Date | May 2016 | Marks available | 12 | Reference code | 16M.1.hl.TZ0.14 |
Level | HL only | Paper | 1 | Time zone | TZ0 |
Command term | Find | Question number | 14 | Adapted from | N/A |
Question
A matrix M is called idempotent if M\(^2 = \) M.
The idempotent matrix N has the form
N \( = \left( {\begin{array}{*{20}{c}} a&{ - 2a} \\ a&{ - 2a} \end{array}} \right)\)
where \(a \ne 0\).
(i) Explain why M is a square matrix.
(ii) Find the set of possible values of det(M).
(i) Find the value of \(a\).
(ii) Find the eigenvalues of N.
(iii) Find corresponding eigenvectors.
Markscheme
(i) M\(^2 = \) MM only exists if the number of columns of M equals the number of rows of M R1
hence M is square AG
(ii) apply the determinant function to both sides M1
\(\det (\)M\(^2) = \det (\)M\()\)
use the multiplicative property of the determinant
\(\det (\)M\(^2) = \det (\)M\(){\text{ }}\det (\)M\() = \det (\)M\()\) (M1)
hence \(\det (\)M\() = 0\) or 1 A1
[4 marks]
(i) attempt to calculate N\(^2\) M1
obtain \(\left( {\begin{array}{*{20}{c}} { - {a^2}}&{2{a^2}} \\ { - {a^2}}&{2{a^2}} \end{array}} \right)\) A1
equating to N M1
to obtain \(a = - 1\) A1
(ii) N \( = \left( {\begin{array}{*{20}{c}} { - 1}&2 \\ { - 1}&2 \end{array}} \right)\)
N \( - \lambda \)I \( = \left( {\begin{array}{*{20}{c}} { - 1 - \lambda }&2 \\ { - 1}&{2 - \lambda } \end{array}} \right)\) M1
\(( - 1 - \lambda )(2 - \lambda ) + 2 = 0\) (A1)
\({\lambda ^2} - \lambda = 0\) (A1)
\(\lambda \) is 1 or 0 A1
(iii) let \(\lambda = 1\)
to obtain \(\left( {\begin{array}{*{20}{c}} { - 1}&2 \\ { - 1}&2 \end{array}} \right)\left( {\begin{array}{*{20}{c}} x \\ y \end{array}} \right) = \left( {\begin{array}{*{20}{c}} x \\ y \end{array}} \right){\text{ or }}\left( {\begin{array}{*{20}{c}} { - 2}&2 \\ { - 1}&1 \end{array}} \right)\left( {\begin{array}{*{20}{c}} x \\ y \end{array}} \right) = \left( {\begin{array}{*{20}{c}} 0 \\ 0 \end{array}} \right)\) M1
hence eigenvector is \(\left( {\begin{array}{*{20}{c}} x \\ x \end{array}} \right)\) A1
let \(\lambda = 0\)
to obtain \(\left( {\begin{array}{*{20}{c}} { - 1}&2 \\ { - 1}&2 \end{array}} \right)\left( {\begin{array}{*{20}{c}} x \\ y \end{array}} \right) = \left( {\begin{array}{*{20}{c}} 0 \\ 0 \end{array}} \right)\) M1
hence eigenvector is \(\left( {\begin{array}{*{20}{c}} {2y} \\ y \end{array}} \right)\) A1
Note: Accept specific eigenvectors.
[12 marks]
Examiners report
This was a more successful question for many candidates with a number of fully correct solutions being seen and a significant number of partially correct answers. Most candidates understood what was required from part (a)(i), but part (ii) often resulted in unnecessarily complex algebra which they were unable to manipulate. Part (b) resulted in many wholly successful answers, provided candidates realised the need for care in terms of the manipulation.

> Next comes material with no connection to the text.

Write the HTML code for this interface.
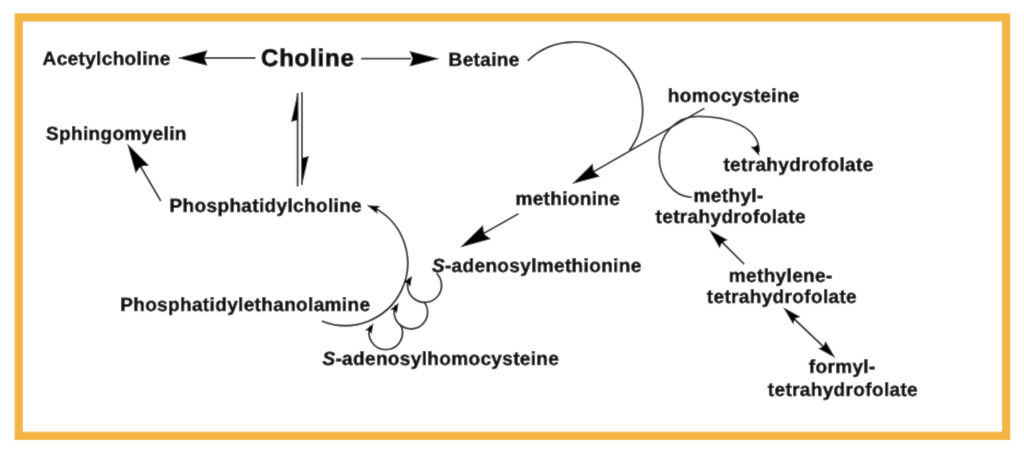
<!DOCTYPE html>
<html><head><meta charset="utf-8"><style>
html,body{margin:0;padding:0;background:#fff;width:1024px;height:455px;overflow:hidden}
svg{display:block}
text{font-family:"Liberation Sans",sans-serif;font-weight:bold;fill:#111;stroke:#111;stroke-width:0.65;text-rendering:geometricPrecision}
</style></head><body>
<svg width="1024" height="455" viewBox="0 0 1024 455">
<defs><filter id="b" filterUnits="userSpaceOnUse" x="0" y="0" width="1024" height="455"><feConvolveMatrix order="3" kernelMatrix="0.02 0.08 0.02 0.08 0.6 0.08 0.02 0.08 0.02" preserveAlpha="false"/></filter></defs>
<g filter="url(#b)">
<rect x="18.75" y="17.5" width="987.35" height="418.3" fill="#fff" stroke="#F4B642" stroke-width="8.3"/>
<line x1="205.0" y1="58.0" x2="255.5" y2="58.0" stroke="#2a2a2a" stroke-width="1.8"/>
<path d="M177.5,58.0 L207.5,65.7 L204.5,58.0 L207.5,50.3Z" fill="#000"/>
<line x1="361.0" y1="58.7" x2="411.0" y2="58.7" stroke="#2a2a2a" stroke-width="1.8"/>
<path d="M439.5,58.7 L409.5,51.0 L412.5,58.7 L409.5,66.4Z" fill="#000"/>
<line x1="297.6" y1="93.0" x2="297.6" y2="186.5" stroke="#2a2a2a" stroke-width="1.8"/>
<line x1="302.0" y1="92.0" x2="302.0" y2="185.0" stroke="#2a2a2a" stroke-width="1.8"/>
<path d="M297.6,93.0 L291.1,122.0 L297.6,120.0Z" fill="#000"/>
<path d="M302.0,185.0 L308.8,156.0 L302.0,158.0Z" fill="#000"/>
<line x1="160.8" y1="201.0" x2="138.0" y2="162.0" stroke="#2a2a2a" stroke-width="1.8"/>
<path d="M127.2,143.5 L135.6,173.3 L140.6,166.4 L149.1,165.5Z" fill="#000"/>
<path d="M527.7,60.8 A68,68 0 0 1 629.2,150.6" fill="none" stroke="#2a2a2a" stroke-width="1.8"/>
<line x1="704.5" y1="108.3" x2="590.0" y2="173.8" stroke="#2a2a2a" stroke-width="1.8"/>
<path d="M572.0,184.0 L600.0,176.6 L593.7,171.6 L592.6,163.6Z" fill="#000"/>
<line x1="518.5" y1="213.8" x2="480.0" y2="235.5" stroke="#2a2a2a" stroke-width="1.8"/>
<path d="M460.0,247.4 L490.9,239.0 L483.9,233.8 L483.0,225.1Z" fill="#000"/>
<path d="M691.8,197.3 C673,197 659.2,177 659.2,157.7 C659.2,134 676,116.4 698.4,116.4 C726,116.4 760,126 759,152" fill="none" stroke="#2a2a2a" stroke-width="1.8"/>
<path d="M759.3,156.0 L758.4,143.3 L755.1,146.4 L750.7,146.7Z" fill="#000"/>
<path d="M321.9,321.1 A62.5,62.5 0 0 0 375.6,208.5" fill="none" stroke="#2a2a2a" stroke-width="1.9"/>
<path d="M366.9,205.3 L377.5,213.9 L376.7,209.1 L380.5,206.1Z" fill="#000"/>
<path d="M436.6,273.4 A17,17 0 1 1 409.2,278.2" fill="none" stroke="#2a2a2a" stroke-width="1.9"/>
<path d="M412.1,275.7 L403.5,282.8 L407.9,283.0 L410.3,286.7Z" fill="#000"/>
<path d="M423.7,301.5 A16.7,16.7 0 1 1 395.8,305.1" fill="none" stroke="#2a2a2a" stroke-width="1.9"/>
<path d="M398.7,302.7 L390.1,309.8 L394.4,310.0 L396.8,313.7Z" fill="#000"/>
<path d="M400.1,324.2 A16.75,16.75 0 1 1 370.6,325.8" fill="none" stroke="#2a2a2a" stroke-width="1.9"/>
<path d="M373.5,323.3 L364.9,330.4 L369.2,330.6 L371.6,334.3Z" fill="#000"/>
<line x1="744.2" y1="264.2" x2="720.0" y2="240.0" stroke="#2a2a2a" stroke-width="1.8"/>
<path d="M708.8,229.4 L719.7,248.3 L722.0,242.4 L727.8,240.0Z" fill="#000"/>
<line x1="790.0" y1="315.0" x2="828.0" y2="351.0" stroke="#2a2a2a" stroke-width="1.8"/>
<path d="M783.1,307.3 L793.1,324.3 L794.9,318.8 L800.4,316.8Z" fill="#000"/>
<path d="M835.4,358.1 L825.4,341.1 L823.6,346.6 L818.1,348.6Z" fill="#000"/>
<text x="42.60" y="64.6" font-size="19" letter-spacing="0.35">Acetylcholine</text>
<text x="261.00" y="66.3" font-size="24" letter-spacing="0.8" style="stroke-width:0.9">Choline</text>
<text x="448.60" y="66.2" font-size="19" letter-spacing="0.35">Betaine</text>
<text x="46.00" y="140.2" font-size="19" letter-spacing="0.35">Sphingomyelin</text>
<text x="169.60" y="211.5" font-size="19" letter-spacing="0.35">Phosphatidylcholine</text>
<text x="120.20" y="311.0" font-size="19" letter-spacing="0.35">Phosphatidylethanolamine</text>
<text x="515.40" y="205.0" font-size="19" letter-spacing="0.35">methionine</text>
<text x="431.90" y="272.2" font-size="19" letter-spacing="0.35"><tspan font-style='italic'>S</tspan>-adenosylmethionine</text>
<text x="322.40" y="364.6" font-size="19" letter-spacing="0.35"><tspan font-style='italic'>S</tspan>-adenosylhomocysteine</text>
<text x="667.80" y="102.0" font-size="19" letter-spacing="0.35">homocysteine</text>
<text x="723.40" y="171.4" font-size="19" letter-spacing="0.35">tetrahydrofolate</text>
<text x="693.60" y="201.6" font-size="19" letter-spacing="0.35">methyl-</text>
<text x="655.60" y="222.7" font-size="19" letter-spacing="0.35">tetrahydrofolate</text>
<text x="728.80" y="281.8" font-size="19" letter-spacing="0.35">methylene-</text>
<text x="706.80" y="302.9" font-size="19" letter-spacing="0.35">tetrahydrofolate</text>
<text x="808.80" y="373.3" font-size="19" letter-spacing="0.35">formyl-</text>
<text x="767.80" y="395.6" font-size="19" letter-spacing="0.35">tetrahydrofolate</text>
</g>
</svg>
</body></html>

This was a more successful question for many candidates with a number of fully correct solutions being seen and a significant number of partially correct answers. Most candidates understood what was required from part (a)(i), but part (ii) often resulted in unnecessarily complex algebra which they were unable to manipulate. Part (b) resulted in many wholly successful answers, provided candidates realised the need for care in terms of the manipulation.